The ongoing absence of Tiger Woods plus LIV Golf snatching stars means the Tour has been eager to develop more fan favorites. The best golfers will gain popularity as a result of their play, but the Tour hopes more players could gain fans from their personalities, too, and then launch to greater heights from their best on-course weeks. The best way to get noticed is to win, of course, something Salinda came damn close to a couple weeks ago, finishing one shot back of a playoff at the Mexico Open. While waiting for the leaders to finish, he said he was “clowning” off-camera, but the instant the broadcast producers turned the red light in his direction, he buttoned himself up.
“I hate myself,” he said this week, laughing. “I hate that I did that. But my agent was standing next to me. He didn’t tell me anything, but I knew I can’t say anything absurd. Next time, whenever that is, I’ll be more unique, I guess. I’ll stand out.”
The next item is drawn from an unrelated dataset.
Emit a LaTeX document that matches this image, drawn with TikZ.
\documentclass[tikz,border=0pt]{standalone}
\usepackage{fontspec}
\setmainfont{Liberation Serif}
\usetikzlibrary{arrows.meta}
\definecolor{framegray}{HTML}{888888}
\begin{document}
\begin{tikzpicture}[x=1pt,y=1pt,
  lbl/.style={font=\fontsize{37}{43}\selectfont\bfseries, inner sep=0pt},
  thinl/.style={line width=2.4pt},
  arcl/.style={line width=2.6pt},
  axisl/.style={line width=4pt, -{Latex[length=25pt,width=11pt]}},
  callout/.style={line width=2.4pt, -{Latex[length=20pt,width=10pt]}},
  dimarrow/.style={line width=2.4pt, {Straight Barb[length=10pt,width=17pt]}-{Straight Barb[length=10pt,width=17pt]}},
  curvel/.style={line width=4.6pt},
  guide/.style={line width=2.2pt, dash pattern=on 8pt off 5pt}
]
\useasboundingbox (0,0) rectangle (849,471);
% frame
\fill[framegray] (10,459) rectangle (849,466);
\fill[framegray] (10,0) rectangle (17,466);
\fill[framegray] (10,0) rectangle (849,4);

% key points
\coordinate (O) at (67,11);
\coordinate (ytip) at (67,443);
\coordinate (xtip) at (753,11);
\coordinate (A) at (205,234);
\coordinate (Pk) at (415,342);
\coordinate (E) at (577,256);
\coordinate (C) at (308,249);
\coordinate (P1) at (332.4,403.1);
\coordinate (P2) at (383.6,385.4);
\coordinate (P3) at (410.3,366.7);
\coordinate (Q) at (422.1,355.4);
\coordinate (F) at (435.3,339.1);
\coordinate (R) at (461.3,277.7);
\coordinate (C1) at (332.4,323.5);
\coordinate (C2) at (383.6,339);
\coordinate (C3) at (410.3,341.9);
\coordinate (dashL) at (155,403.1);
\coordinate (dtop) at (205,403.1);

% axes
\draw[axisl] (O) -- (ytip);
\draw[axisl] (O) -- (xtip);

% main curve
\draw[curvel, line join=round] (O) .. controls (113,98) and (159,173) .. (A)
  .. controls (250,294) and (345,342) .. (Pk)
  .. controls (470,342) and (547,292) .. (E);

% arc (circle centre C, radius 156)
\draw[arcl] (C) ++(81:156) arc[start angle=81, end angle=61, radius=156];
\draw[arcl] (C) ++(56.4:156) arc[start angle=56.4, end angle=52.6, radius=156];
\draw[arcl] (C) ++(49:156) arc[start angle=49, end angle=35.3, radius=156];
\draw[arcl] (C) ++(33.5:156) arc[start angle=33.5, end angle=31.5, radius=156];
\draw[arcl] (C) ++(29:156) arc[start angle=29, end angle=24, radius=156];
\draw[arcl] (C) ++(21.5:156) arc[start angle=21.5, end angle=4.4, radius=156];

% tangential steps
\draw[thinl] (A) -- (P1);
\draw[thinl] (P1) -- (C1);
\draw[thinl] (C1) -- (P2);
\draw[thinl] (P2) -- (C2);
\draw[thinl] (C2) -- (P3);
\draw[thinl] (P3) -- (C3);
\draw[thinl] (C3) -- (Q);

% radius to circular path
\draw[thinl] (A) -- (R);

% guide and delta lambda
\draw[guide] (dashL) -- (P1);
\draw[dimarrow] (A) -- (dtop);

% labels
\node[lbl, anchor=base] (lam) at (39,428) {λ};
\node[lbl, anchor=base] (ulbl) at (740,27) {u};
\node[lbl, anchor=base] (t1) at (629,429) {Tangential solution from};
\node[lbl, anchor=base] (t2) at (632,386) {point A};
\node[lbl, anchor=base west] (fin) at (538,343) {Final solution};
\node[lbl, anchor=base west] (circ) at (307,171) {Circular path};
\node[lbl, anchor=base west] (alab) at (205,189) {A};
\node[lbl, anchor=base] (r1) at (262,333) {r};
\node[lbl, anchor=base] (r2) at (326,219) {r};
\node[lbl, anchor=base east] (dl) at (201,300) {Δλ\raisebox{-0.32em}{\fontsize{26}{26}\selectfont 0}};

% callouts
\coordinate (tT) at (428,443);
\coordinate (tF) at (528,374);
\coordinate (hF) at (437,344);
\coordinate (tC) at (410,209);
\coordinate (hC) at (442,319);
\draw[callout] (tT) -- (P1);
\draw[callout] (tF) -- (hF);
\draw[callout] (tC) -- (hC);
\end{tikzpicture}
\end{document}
Next time may be the next broadcast window. Salinda’s opening round at TPC Sawgrass was clean and efficient, comprised of 15 pars and three birdies, leaving him three shots back of the leaders. He walked to scoring with just a fraction of the fanfare of the Xanders, Jordans and JTs, who all also get requested for interviews by the media. Despite outplaying them all Thursday, Salinda wasn’t requested by anyone. His relative anonymity continues, if only for another 18 holes.